= Source data =
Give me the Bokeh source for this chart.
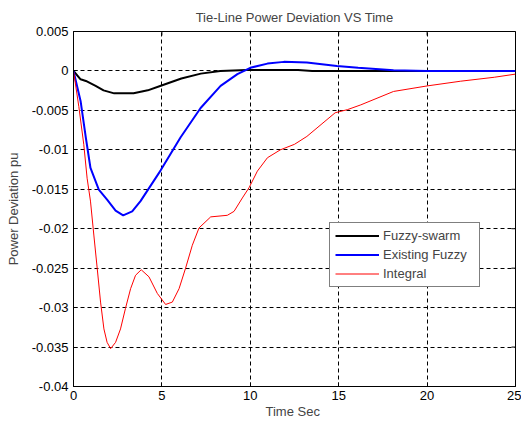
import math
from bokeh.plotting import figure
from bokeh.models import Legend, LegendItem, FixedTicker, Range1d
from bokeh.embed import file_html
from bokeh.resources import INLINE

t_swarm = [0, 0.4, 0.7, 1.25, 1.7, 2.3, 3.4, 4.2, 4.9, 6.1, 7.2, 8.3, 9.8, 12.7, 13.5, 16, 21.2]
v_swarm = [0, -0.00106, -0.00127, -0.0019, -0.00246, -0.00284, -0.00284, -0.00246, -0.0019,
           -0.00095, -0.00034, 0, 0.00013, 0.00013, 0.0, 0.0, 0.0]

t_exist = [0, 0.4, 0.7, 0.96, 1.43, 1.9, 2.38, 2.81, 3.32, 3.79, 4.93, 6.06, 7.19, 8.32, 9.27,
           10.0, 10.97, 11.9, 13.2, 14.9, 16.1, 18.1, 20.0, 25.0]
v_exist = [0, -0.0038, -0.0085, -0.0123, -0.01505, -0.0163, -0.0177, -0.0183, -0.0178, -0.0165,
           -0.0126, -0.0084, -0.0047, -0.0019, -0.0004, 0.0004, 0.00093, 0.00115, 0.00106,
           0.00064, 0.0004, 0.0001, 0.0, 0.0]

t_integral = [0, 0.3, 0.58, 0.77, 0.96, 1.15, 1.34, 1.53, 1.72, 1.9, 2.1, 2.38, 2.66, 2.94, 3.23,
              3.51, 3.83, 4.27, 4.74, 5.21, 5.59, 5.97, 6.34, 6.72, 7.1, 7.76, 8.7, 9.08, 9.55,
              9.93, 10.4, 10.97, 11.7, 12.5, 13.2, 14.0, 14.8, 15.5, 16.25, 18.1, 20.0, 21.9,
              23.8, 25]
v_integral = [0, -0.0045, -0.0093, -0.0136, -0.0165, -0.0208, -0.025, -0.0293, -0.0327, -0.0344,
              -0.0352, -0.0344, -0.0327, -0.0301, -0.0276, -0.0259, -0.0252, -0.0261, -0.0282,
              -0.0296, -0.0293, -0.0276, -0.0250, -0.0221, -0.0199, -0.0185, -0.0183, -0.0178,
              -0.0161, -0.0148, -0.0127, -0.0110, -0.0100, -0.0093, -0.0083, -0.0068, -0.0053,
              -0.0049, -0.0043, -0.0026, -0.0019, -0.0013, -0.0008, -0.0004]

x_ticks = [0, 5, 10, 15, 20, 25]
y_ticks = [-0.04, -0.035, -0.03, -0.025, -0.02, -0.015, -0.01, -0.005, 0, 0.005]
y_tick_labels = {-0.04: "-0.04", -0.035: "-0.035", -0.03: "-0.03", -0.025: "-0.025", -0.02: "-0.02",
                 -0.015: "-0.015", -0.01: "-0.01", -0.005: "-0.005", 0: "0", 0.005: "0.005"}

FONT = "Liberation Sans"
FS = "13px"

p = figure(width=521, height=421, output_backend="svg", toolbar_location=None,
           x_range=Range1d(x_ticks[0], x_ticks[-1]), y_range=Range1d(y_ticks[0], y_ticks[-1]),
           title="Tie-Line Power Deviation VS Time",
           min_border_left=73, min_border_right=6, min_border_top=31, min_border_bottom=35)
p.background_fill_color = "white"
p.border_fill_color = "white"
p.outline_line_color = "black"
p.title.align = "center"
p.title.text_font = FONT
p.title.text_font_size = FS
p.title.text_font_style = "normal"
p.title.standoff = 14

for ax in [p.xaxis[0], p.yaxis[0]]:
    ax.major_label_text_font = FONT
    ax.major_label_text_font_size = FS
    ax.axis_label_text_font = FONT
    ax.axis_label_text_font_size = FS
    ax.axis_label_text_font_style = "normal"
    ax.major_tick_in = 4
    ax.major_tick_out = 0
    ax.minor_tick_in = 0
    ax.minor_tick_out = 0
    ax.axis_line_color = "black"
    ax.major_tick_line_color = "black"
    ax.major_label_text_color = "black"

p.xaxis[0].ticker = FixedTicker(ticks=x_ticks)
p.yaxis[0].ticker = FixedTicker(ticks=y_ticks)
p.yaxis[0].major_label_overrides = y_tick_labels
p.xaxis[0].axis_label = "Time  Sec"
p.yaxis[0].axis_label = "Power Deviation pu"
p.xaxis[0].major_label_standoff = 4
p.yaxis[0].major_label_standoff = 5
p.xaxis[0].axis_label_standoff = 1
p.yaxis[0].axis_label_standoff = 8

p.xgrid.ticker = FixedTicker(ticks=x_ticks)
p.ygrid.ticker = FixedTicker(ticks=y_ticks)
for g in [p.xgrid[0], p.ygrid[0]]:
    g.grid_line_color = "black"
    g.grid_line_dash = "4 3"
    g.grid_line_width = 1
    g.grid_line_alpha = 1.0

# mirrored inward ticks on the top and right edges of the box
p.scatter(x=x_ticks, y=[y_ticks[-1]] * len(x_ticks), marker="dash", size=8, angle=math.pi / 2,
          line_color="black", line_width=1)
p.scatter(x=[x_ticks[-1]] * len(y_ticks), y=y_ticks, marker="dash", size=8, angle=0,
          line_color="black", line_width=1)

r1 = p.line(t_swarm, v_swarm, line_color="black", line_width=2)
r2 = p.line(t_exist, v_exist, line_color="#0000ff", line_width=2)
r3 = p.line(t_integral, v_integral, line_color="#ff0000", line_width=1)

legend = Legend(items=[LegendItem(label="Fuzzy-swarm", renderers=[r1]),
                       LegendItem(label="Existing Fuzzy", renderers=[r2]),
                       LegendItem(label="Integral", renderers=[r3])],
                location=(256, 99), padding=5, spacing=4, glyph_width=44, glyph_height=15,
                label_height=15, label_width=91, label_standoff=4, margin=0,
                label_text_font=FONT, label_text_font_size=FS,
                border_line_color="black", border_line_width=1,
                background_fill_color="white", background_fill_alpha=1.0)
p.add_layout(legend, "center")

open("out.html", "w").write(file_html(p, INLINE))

= Set exercise =
Reproduce the material above exactly, first line through the line that contains "-0.00095, -0.00034, 0, 0.00013, 0.00013, 0.0, 0.0, 0.0]", minus the pictures.

= Answer =
Give me the Bokeh source for this chart.
import math
from bokeh.plotting import figure
from bokeh.models import Legend, LegendItem, FixedTicker, Range1d
from bokeh.embed import file_html
from bokeh.resources import INLINE

t_swarm = [0, 0.4, 0.7, 1.25, 1.7, 2.3, 3.4, 4.2, 4.9, 6.1, 7.2, 8.3, 9.8, 12.7, 13.5, 16, 21.2]
v_swarm = [0, -0.00106, -0.00127, -0.0019, -0.00246, -0.00284, -0.00284, -0.00246, -0.0019,
           -0.00095, -0.00034, 0, 0.00013, 0.00013, 0.0, 0.0, 0.0]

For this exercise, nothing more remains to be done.